--- Start RECORDS ---
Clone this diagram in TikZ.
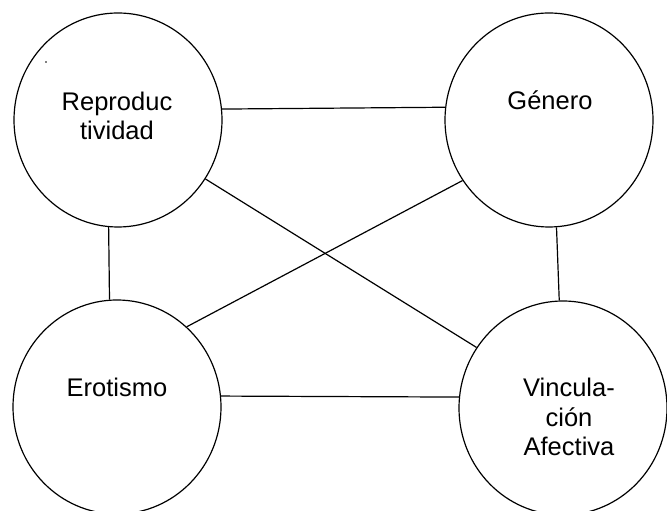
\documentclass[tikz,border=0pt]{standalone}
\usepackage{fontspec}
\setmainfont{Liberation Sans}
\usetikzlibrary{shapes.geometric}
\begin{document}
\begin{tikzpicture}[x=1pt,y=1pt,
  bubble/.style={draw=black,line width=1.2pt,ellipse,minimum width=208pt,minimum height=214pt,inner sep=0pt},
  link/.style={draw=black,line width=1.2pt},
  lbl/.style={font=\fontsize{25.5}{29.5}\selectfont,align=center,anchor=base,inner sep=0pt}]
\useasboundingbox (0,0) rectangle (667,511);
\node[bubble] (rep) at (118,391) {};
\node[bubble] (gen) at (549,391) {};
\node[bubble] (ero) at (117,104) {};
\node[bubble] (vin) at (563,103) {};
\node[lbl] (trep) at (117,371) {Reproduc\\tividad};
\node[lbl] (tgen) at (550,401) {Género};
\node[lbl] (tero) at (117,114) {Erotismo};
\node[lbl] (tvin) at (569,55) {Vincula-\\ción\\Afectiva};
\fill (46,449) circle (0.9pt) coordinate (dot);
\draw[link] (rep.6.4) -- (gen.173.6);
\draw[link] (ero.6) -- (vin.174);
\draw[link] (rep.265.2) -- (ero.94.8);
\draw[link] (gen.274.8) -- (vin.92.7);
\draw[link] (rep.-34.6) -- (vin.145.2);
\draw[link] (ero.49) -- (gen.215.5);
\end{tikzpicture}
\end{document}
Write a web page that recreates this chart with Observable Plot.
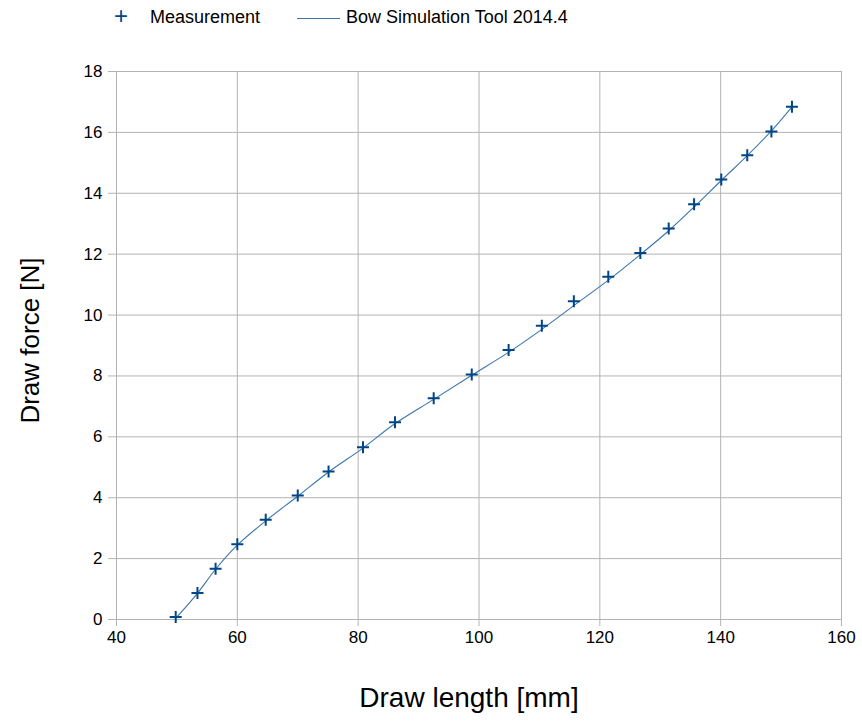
--- End RECORDS ---
- **DIRECTIVE**
Copy all lines from the data that hold the word "this".

- **CORRECT ANSWER**
Clone this diagram in TikZ.
Write a web page that recreates this chart with Observable Plot.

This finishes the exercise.